Rebels kidnapped 22 Macedonian civilians in villages around Tetovo, army spokesman Blagoja Markovski said. State-run television also reported that guerrillas had burned the houses of eight Macedonian Slav families in a village near Tetovo.

The fighting in Tetovo was focused around a soccer stadium at the edge of the city. The stadium had marked the front line between rebel and government forces since a cease-fire took effect July 6. There were also exchanges of mortar fire between the two sides, with the rebels hitting the city center and an army base in Tetovo, and the army shelling villages and guerrilla positions in the mountains above Tetovo.

Sniper shots could be heard in the center of the primarily ethnic Albanian city. Mayor Murtezan Ismaili said one bullet narrowly missed his secretary, who was not injured. Some civilians took shelter in basements. At least 100 carloads of residents fled the city headed toward Skopje, the capital.

The army used infantry, artillery and tank units in the Tetovo fighting, Markovski said.

By nightfall, an eerie silence had descended over the center of the city, although the sounds of fighting could be heard in the distance. A curfew was to be in effect from 11 p.m.

Each Side Blames the Other for Violation

Each side blamed the other for provoking the largest violation yet of the cease-fire, which had been declared under strong Western pressure in an effort to improve the atmosphere for negotiations over political reforms.

The guerrillas say they are fighting for greater rights for ethnic Albanians, while the government charges that they want to split the country. At least one-quarter of the nation's 2 million people are ethnic Albanian, most of whom live in the western region close to Albania or Kosovo, a province of Yugoslavia's dominant republic, Serbia.

The talks, which do not directly include the guerrillas, are deadlocked primarily over whether Albanian should be made an official language.
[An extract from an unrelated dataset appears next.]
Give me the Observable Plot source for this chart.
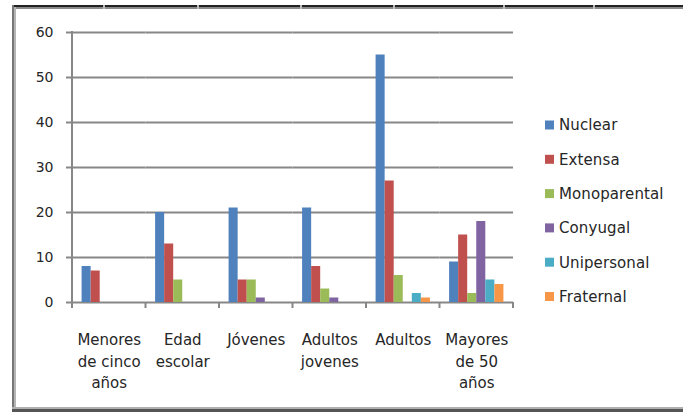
<!DOCTYPE html>
<html>
<head>
<meta charset="utf-8">
<script src="https://cdn.jsdelivr.net/npm/d3@7"></script>
<script src="https://cdn.jsdelivr.net/npm/@observablehq/plot@0.6"></script>
<style>
  html, body { margin: 0; padding: 0; background: #fff; }
  #chart svg { display: block; }
</style>
</head>
<body>
<div id="chart"></div>
<script>
const categories = ["Menores de cinco años", "Edad escolar", "Jóvenes", "Adultos jovenes", "Adultos", "Mayores de 50 años"];
const categoryLabels = ["Menores\nde cinco\naños", "Edad\nescolar", "Jóvenes", "Adultos\njovenes", "Adultos", "Mayores\nde 50\naños"];
const series = ["Nuclear", "Extensa", "Monoparental", "Conyugal", "Unipersonal", "Fraternal"];
const nuclear      = [8, 20, 21, 21, 55, 9];
const extensa      = [7, 13, 5, 8, 27, 15];
const monoparental = [0, 5, 5, 3, 6, 2];
const conyugal     = [0, 0, 1, 1, 0, 18];
const unipersonal  = [0, 0, 0, 0, 2, 5];
const fraternal    = [0, 0, 0, 0, 1, 4];
const colors = ["#4F81BD", "#C0504D", "#9BBB59", "#8064A2", "#4BACC6", "#F79646"];
const yTicks = [0, 10, 20, 30, 40, 50, 60];

const seriesValues = [nuclear, extensa, monoparental, conyugal, unipersonal, fraternal];
const data = [];
categories.forEach((c, ci) => {
  series.forEach((s, si) => {
    data.push({category: c, series: s, value: seriesValues[si][ci]});
  });
});
const labelOf = new Map(categories.map((c, i) => [c, categoryLabels[i]]));

const gridColor = "#878787";
const textColor = "#262626";

const plot = Plot.plot({
  width: 683,
  height: 412,
  marginLeft: 72,
  marginRight: 170,
  marginTop: 32,
  marginBottom: 110,
  style: {fontFamily: "DejaVu Sans", fontSize: "14px", color: textColor, background: "white"},
  fx: {domain: categories, paddingInner: 0, paddingOuter: 0, round: false, axis: null, label: null},
  x: {domain: series, paddingInner: 0, paddingOuter: 1.06, round: false, axis: null},
  y: {domain: [0, 60], axis: null},
  color: {domain: series, range: colors},
  marks: [
    Plot.ruleY(yTicks, {stroke: gridColor, strokeWidth: 2}),
    Plot.axisY(yTicks, {tickSize: 6, tickPadding: 13, stroke: gridColor, strokeWidth: 2, fill: textColor, label: null, fontSize: 14}),
    Plot.barY(data, {fx: "category", x: "series", y: "value", fill: "series"}),
    Plot.axisFx({anchor: "bottom", tickSize: 0, tickPadding: 27, lineHeight: 1.45, tickFormat: d => labelOf.get(d), label: null, fontSize: 15, fill: textColor, style: {letterSpacing: "0.4px"}})
  ]
});

document.getElementById("chart").appendChild(plot);

const svg = d3.select(plot);
const fx = plot.scale("fx");
const y = plot.scale("y");
const y0 = y.apply(0), yTop = y.apply(60);
const xLeft = fx.apply(categories[0]);
const step = fx.step || fx.bandwidth;

// y axis line
svg.append("line")
  .attr("x1", xLeft).attr("x2", xLeft)
  .attr("y1", yTop - 1).attr("y2", y0 + 1)
  .attr("stroke", gridColor).attr("stroke-width", 2);

// category boundary ticks
for (let i = 0; i <= categories.length; i++) {
  const xb = xLeft + i * step;
  svg.append("line")
    .attr("x1", xb).attr("x2", xb)
    .attr("y1", y0).attr("y2", y0 + 6)
    .attr("stroke", gridColor).attr("stroke-width", 2);
}

// legend
const legend = svg.append("g")
  .attr("font-family", "DejaVu Sans").attr("font-size", 15)
  .attr("fill", textColor).attr("text-anchor", "start");
series.forEach((s, i) => {
  const ly = 125 + i * 34.3;
  legend.append("rect")
    .attr("x", 545).attr("y", ly - 4.5).attr("width", 9).attr("height", 9)
    .attr("fill", colors[i]);
  legend.append("text")
    .attr("x", 559).attr("y", ly)
    .attr("dy", "0.36em")
    .attr("text-anchor", "start")
    .style("letter-spacing", "0.1px")
    .text(s);
});

// outer frame (top, left, bottom edges)
const frame = svg.append("g");
frame.append("rect").attr("x", 12).attr("y", 5).attr("width", 671).attr("height", 2).attr("fill", "#222");
frame.append("rect").attr("x", 12).attr("y", 7).attr("width", 671).attr("height", 2).attr("fill", "#8a8a8a");
frame.append("rect").attr("x", 12).attr("y", 5).attr("width", 2).attr("height", 404).attr("fill", "#777");
frame.append("rect").attr("x", 14).attr("y", 7).attr("width", 2).attr("height", 400).attr("fill", "#b5b5b5");
frame.append("rect").attr("x", 12).attr("y", 407).attr("width", 671).attr("height", 2).attr("fill", "#b0b0b0");
frame.append("rect").attr("x", 12).attr("y", 409).attr("width", 671).attr("height", 3).attr("fill", "#555");
[103, 197, 300, 393, 503, 593].forEach(xm => {
  frame.append("rect").attr("x", xm).attr("y", 5).attr("width", 2).attr("height", 4).attr("fill", "#bbb");
});
</script>
</body>
</html>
Ethnic Albanian politicians are believed to be in touch with the rebels over what terms would be acceptable to them.

If agreement is reached in the political talks, the rebels would be asked to agree to a peace deal that the North Atlantic Treaty Organization would help implement.

"The guarantor of the cease-fire was the international community," Buckovski said. "We expect NATO to use its authority. The terrorists should immediately end their attacks and go back to the positions of before July 5. If they don't, it's known what will follow."
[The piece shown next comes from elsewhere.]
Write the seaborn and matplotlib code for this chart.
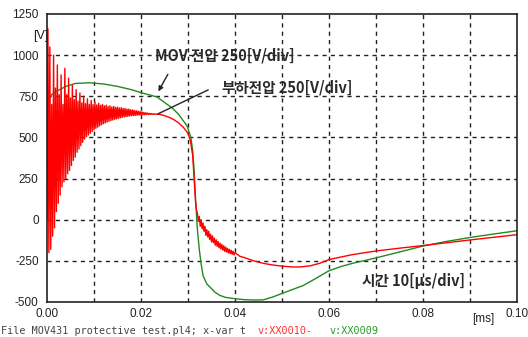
import numpy as np
import pandas as pd
import matplotlib
matplotlib.use("Agg")
import matplotlib.pyplot as plt
import seaborn as sns

# Load voltage (red): fast ringing after the surge, sampled every 0.2 us from t=0
ring_step_ms = 0.0002
load_ring_v = [300, 1160, -200, 1050, -180, 700, -100, 1000, -50, 800,
               50, 940, 100, 760, 150, 880, 200, 700, 230, 920,
               250, 760, 280, 860, 300, 740, 330, 820, 360, 730,
               380, 790, 410, 720, 430, 770, 450, 710, 470, 750,
               490, 705, 505, 735, 515, 700, 525, 725, 535, 700,
               545, 715, 555, 698, 562, 708, 570, 695, 577, 700,
               583, 692, 588, 696, 593, 688, 598, 692, 602, 685,
               606, 688, 610, 682, 613, 684, 616, 679, 619, 680,
               622, 676, 624, 676, 626, 672, 628, 672, 630, 668,
               632, 667, 633, 664, 634, 662, 635, 660, 636, 657,
               637, 655, 638, 652, 638, 650, 639, 648, 639, 646,
               640, 645, 640, 644, 640, 643, 640, 642, 640, 641, 640]

# Load voltage (red): collapse at the end of the surge
load_fall_t = [0.025, 0.026, 0.027, 0.028, 0.029, 0.030, 0.0305, 0.031,
               0.0313, 0.0316, 0.0318]
load_fall_v = [632, 622, 608, 588, 562, 525, 480, 390, 250, 110, 60]

# Load voltage (red): residual noise after the collapse, 0.2 us steps from 0.032 ms
noise_start_ms = 0.032
load_noise_v = [40, -10, 20, -40, 0, -55, -20, -70, -40, -95,
                -60, -105, -70, -120, -88, -135, -98, -140, -112, -155,
                -122, -162, -132, -170, -142, -178, -150, -185, -158, -192,
                -166, -196, -174, -202, -180, -206, -186, -210, -192, -214, -200]

# Load voltage (red): slow recovery
load_tail_t = [0.041, 0.042, 0.044, 0.046, 0.048, 0.050, 0.052, 0.054, 0.056,
               0.058, 0.060, 0.065, 0.070, 0.075, 0.080, 0.085, 0.090, 0.095, 0.100]
load_tail_v = [-222, -230, -250, -265, -275, -282, -287, -287, -280,
               -265, -242, -212, -190, -173, -157, -140, -123, -107, -91]

# MOV voltage (green)
mov_t = [0.0, 0.0002, 0.001, 0.002, 0.004, 0.006, 0.009, 0.012, 0.015, 0.018,
         0.020, 0.0234, 0.0268, 0.028, 0.0298, 0.0306, 0.031, 0.0313, 0.0316,
         0.0320, 0.0324, 0.0328, 0.0332, 0.0340, 0.0347, 0.0357, 0.0368,
         0.038, 0.040, 0.042, 0.044, 0.046, 0.048, 0.050, 0.0545, 0.057,
         0.060, 0.0625, 0.065, 0.070, 0.075, 0.080, 0.085, 0.090, 0.095, 0.100]
mov_v = [0, 720, 760, 780, 810, 828, 832, 825, 810, 790,
         772, 746, 675, 640, 570, 500, 420, 300, 130,
         -60, -180, -270, -340, -390, -410, -440, -460,
         -472, -480, -486, -488, -487, -470, -448, -400, -360,
         -310, -285, -265, -232, -196, -160, -132, -108, -87, -67]

x_ticks = [0.00, 0.02, 0.04, 0.06, 0.08, 0.10]
x_tick_labels = ["0.00", "0.02", "0.04", "0.06", "0.08", "0.10"]
y_ticks = [-500, -250, 0, 250, 500, 750, 1000, 1250]

ring_t = np.arange(len(load_ring_v)) * ring_step_ms
noise_t = noise_start_ms + np.arange(len(load_noise_v)) * ring_step_ms
load = pd.DataFrame({
    "t": np.concatenate([ring_t, load_fall_t, noise_t, load_tail_t]),
    "v": np.concatenate([load_ring_v, load_fall_v, load_noise_v, load_tail_v]),
})
mov = pd.DataFrame({"t": mov_t, "v": mov_v})

sns.set_style("white")
plt.rcParams["font.family"] = ["Noto Sans CJK KR", "DejaVu Sans"]

fig = plt.figure(figsize=(5.28, 3.37), dpi=100)
ax = fig.add_axes([47 / 528, 1 - 302 / 337, 470 / 528, 288 / 337])

sns.lineplot(data=mov, x="t", y="v", ax=ax, color="#218a21", lw=1.0,
             estimator=None, sort=False)
sns.lineplot(data=load, x="t", y="v", ax=ax, color="#ff0000", lw=1.0,
             estimator=None, sort=False)

ax.set_xlim(0, 0.10)
ax.set_ylim(-500, 1250)
grid_x = np.round(np.arange(0, 0.1001, 0.01), 2)
ax.set_xticks(grid_x)
ax.set_xticklabels([x_tick_labels[x_ticks.index(v)] if v in x_ticks else ""
                    for v in grid_x])
ax.set_yticks(y_ticks)
ax.set_yticklabels([str(v) for v in y_ticks])
ax.set_xlabel("")
ax.set_ylabel("")
ax.tick_params(axis="both", direction="out", length=4, width=1, color="#222222",
               labelsize=8.5, labelcolor="#222222", pad=2)
ax.tick_params(axis="x", length=3, pad=1)
for lbl in ax.get_xticklabels() + ax.get_yticklabels():
    lbl.set_family(["Liberation Sans Narrow", "Liberation Sans", "DejaVu Sans"])

# dashed scope graticule
for gx in grid_x[1:-1]:
    ax.axvline(gx, color="#222222", lw=1.0, ls=(0, (3, 3)), zorder=0.5)
for gy in [-250, 0, 250, 500, 750, 1000]:
    ax.axhline(gy, color="#222222", lw=1.0, ls=(0, (3, 3)), zorder=0.5)

for side in ["left", "right", "top", "bottom"]:
    ax.spines[side].set_visible(True)
    ax.spines[side].set_color("#222222")
    ax.spines[side].set_linewidth(1.2)

label_font = ["Noto Sans CJK KR", "DejaVu Sans"]
ax.annotate("", xy=(0.0234, 765), xytext=(0.0260, 898),
            arrowprops=dict(arrowstyle="-|>", color="#222222", lw=1.0,
                            mutation_scale=7))
ax.plot([0.0343, 0.0236], [789, 643], color="#222222", lw=1.0)
ax.text(0.0230, 995, "MOV 전압 250[V/div]", fontsize=10.5, color="#2a2a2a",
        family=label_font, fontweight="bold", va="center", ha="left")
ax.text(0.0372, 801, "부하전압 250[V/div]", fontsize=10.5, color="#2a2a2a",
        family=label_font, fontweight="bold", va="center", ha="left")
ax.text(0.0670, -370, "시간 10[μs/div]", fontsize=10.5, color="#2a2a2a",
        family=label_font, fontweight="bold", va="center", ha="left")

fig.text(33 / 528, 1 - 36 / 337, "[V]", fontsize=9, color="#222222",
         va="center", ha="left", family=["Liberation Sans", "DejaVu Sans"])
fig.text(472 / 528, 1 - 319 / 337, "[ms]", fontsize=8.5, color="#222222",
         va="center", ha="left", family=["Liberation Sans", "DejaVu Sans"])

# footer with trace names
footer_y = 1 - 331 / 337
footer_font = ["DejaVu Sans Mono", "DejaVu Sans"]
fig.text(1 / 528, footer_y, "File MOV431 protective test.pl4; x-var t",
         fontsize=7.3, color="#444444", va="center", ha="left",
         family=footer_font)
fig.text(258 / 528, footer_y, "v:XX0010-", fontsize=7.3, color="#ff3333",
         va="center", ha="left", family=footer_font)
fig.text(330 / 528, footer_y, "v:XX0009", fontsize=7.3, color="#2a9a2a",
         va="center", ha="left", family=footer_font)

fig.savefig("out.png", dpi=100, facecolor="white")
Buckovski added, "There are two alternatives: One is to find the strength to continue with the cease-fire and the dialogue, and the other is to take your hands off everything that leads to a peaceful solution and go for a military one."

Buckovski, who charged that the guerrillas have violated the cease-fire 267 times since July 6, met Monday evening with NATO representatives and with U.S. special envoy James Pardew.

Pardew and European Union envoy Francois Leotard issued a statement condemning the violence, without placing greater blame on either side.

"Violence is unacceptable and does nothing to further the cause of the people of this region," they said. "It could only undermine the peace process while the political talks are still ongoing."

In Washington, State Department spokesman Philip T. Reeker said that "the cease-fire is absolutely vital."

"Any breach of the cease-fire we consider unacceptable," Reeker said. "All sides, including the armed ethnic Albanian separatists who have taken to arms and fighting, as well as the government of Macedonia, must exercise restraint and respect the cease-fire agreement that they signed."

Support for Guerrillas Is Extremely Strong

While ethnic Albanians and Macedonian Slavs generally continue to live peacefully in Skopje, fears are growing here that the current political reform talks are the last chance to avoid all-out war. Support for the guerrillas among ordinary ethnic Albanians is extremely strong.

"The situation here is like playing the lottery--nobody can guess what really will happen," said Sulejman Rushiti, a 29-year-old ethnic Albanian theater director in Skopje. "We have reached the high point of trying to find a compromise. If the negotiations fail, then everybody [among ethnic Albanians] will take a decision. I as a person will have two choices: leave Macedonia, or go to the mountains and try to fight."